**Stated exercise**
Retype the listing that follows, exactly as written.

**Recorded data**
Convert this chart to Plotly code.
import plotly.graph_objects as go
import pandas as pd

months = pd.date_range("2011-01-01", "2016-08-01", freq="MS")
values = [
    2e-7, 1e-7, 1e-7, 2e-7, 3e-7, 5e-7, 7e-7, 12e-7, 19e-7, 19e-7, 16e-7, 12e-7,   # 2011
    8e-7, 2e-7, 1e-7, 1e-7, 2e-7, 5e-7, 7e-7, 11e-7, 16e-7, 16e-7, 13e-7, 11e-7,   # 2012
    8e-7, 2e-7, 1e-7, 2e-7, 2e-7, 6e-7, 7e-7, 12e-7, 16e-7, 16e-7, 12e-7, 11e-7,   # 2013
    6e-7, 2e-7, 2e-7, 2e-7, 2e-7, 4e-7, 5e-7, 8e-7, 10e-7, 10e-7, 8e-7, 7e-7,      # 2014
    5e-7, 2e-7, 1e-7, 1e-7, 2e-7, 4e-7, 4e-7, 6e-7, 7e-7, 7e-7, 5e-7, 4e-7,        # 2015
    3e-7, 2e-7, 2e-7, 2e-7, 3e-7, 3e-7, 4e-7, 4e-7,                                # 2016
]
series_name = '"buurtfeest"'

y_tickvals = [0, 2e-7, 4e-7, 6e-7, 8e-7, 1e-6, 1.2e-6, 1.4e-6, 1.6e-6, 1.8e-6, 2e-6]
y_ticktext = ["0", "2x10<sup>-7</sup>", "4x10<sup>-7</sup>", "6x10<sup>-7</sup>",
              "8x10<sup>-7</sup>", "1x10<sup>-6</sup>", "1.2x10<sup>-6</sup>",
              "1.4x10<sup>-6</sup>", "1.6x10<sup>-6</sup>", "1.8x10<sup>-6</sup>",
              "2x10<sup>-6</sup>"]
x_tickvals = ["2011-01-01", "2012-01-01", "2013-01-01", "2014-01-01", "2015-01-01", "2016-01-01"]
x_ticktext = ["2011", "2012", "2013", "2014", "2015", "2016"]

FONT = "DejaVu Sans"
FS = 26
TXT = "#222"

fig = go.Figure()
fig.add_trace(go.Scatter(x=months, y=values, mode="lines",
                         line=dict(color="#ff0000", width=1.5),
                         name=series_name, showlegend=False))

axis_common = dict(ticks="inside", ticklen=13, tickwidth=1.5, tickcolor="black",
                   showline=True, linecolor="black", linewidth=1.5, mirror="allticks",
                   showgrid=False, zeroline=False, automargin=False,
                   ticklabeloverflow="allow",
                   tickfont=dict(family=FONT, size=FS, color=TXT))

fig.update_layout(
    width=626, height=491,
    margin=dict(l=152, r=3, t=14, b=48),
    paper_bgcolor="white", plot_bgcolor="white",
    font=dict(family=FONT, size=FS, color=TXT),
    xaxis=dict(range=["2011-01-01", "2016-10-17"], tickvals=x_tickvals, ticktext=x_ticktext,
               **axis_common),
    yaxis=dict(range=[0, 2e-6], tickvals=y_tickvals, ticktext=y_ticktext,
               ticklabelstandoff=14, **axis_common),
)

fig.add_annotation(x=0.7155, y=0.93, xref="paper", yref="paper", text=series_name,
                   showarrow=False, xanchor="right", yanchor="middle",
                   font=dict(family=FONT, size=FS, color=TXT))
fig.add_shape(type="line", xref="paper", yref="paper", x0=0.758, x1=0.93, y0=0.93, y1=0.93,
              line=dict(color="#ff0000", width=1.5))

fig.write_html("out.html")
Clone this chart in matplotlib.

**Exercise response**
Convert this chart to Plotly code.
import plotly.graph_objects as go
import pandas as pd

months = pd.date_range("2011-01-01", "2016-08-01", freq="MS")
values = [
    2e-7, 1e-7, 1e-7, 2e-7, 3e-7, 5e-7, 7e-7, 12e-7, 19e-7, 19e-7, 16e-7, 12e-7,   # 2011
    8e-7, 2e-7, 1e-7, 1e-7, 2e-7, 5e-7, 7e-7, 11e-7, 16e-7, 16e-7, 13e-7, 11e-7,   # 2012
    8e-7, 2e-7, 1e-7, 2e-7, 2e-7, 6e-7, 7e-7, 12e-7, 16e-7, 16e-7, 12e-7, 11e-7,   # 2013
    6e-7, 2e-7, 2e-7, 2e-7, 2e-7, 4e-7, 5e-7, 8e-7, 10e-7, 10e-7, 8e-7, 7e-7,      # 2014
    5e-7, 2e-7, 1e-7, 1e-7, 2e-7, 4e-7, 4e-7, 6e-7, 7e-7, 7e-7, 5e-7, 4e-7,        # 2015
    3e-7, 2e-7, 2e-7, 2e-7, 3e-7, 3e-7, 4e-7, 4e-7,                                # 2016
]
series_name = '"buurtfeest"'

y_tickvals = [0, 2e-7, 4e-7, 6e-7, 8e-7, 1e-6, 1.2e-6, 1.4e-6, 1.6e-6, 1.8e-6, 2e-6]
y_ticktext = ["0", "2x10<sup>-7</sup>", "4x10<sup>-7</sup>", "6x10<sup>-7</sup>",
              "8x10<sup>-7</sup>", "1x10<sup>-6</sup>", "1.2x10<sup>-6</sup>",
              "1.4x10<sup>-6</sup>", "1.6x10<sup>-6</sup>", "1.8x10<sup>-6</sup>",
              "2x10<sup>-6</sup>"]
x_tickvals = ["2011-01-01", "2012-01-01", "2013-01-01", "2014-01-01", "2015-01-01", "2016-01-01"]
x_ticktext = ["2011", "2012", "2013", "2014", "2015", "2016"]

FONT = "DejaVu Sans"
FS = 26
TXT = "#222"

fig = go.Figure()
fig.add_trace(go.Scatter(x=months, y=values, mode="lines",
                         line=dict(color="#ff0000", width=1.5),
                         name=series_name, showlegend=False))

axis_common = dict(ticks="inside", ticklen=13, tickwidth=1.5, tickcolor="black",
                   showline=True, linecolor="black", linewidth=1.5, mirror="allticks",
                   showgrid=False, zeroline=False, automargin=False,
                   ticklabeloverflow="allow",
                   tickfont=dict(family=FONT, size=FS, color=TXT))

fig.update_layout(
    width=626, height=491,
    margin=dict(l=152, r=3, t=14, b=48),
    paper_bgcolor="white", plot_bgcolor="white",
    font=dict(family=FONT, size=FS, color=TXT),
    xaxis=dict(range=["2011-01-01", "2016-10-17"], tickvals=x_tickvals, ticktext=x_ticktext,
               **axis_common),
    yaxis=dict(range=[0, 2e-6], tickvals=y_tickvals, ticktext=y_ticktext,
               ticklabelstandoff=14, **axis_common),
)

fig.add_annotation(x=0.7155, y=0.93, xref="paper", yref="paper", text=series_name,
                   showarrow=False, xanchor="right", yanchor="middle",
                   font=dict(family=FONT, size=FS, color=TXT))
fig.add_shape(type="line", xref="paper", yref="paper", x0=0.758, x1=0.93, y0=0.93, y1=0.93,
              line=dict(color="#ff0000", width=1.5))

fig.write_html("out.html")
Clone this chart in matplotlib.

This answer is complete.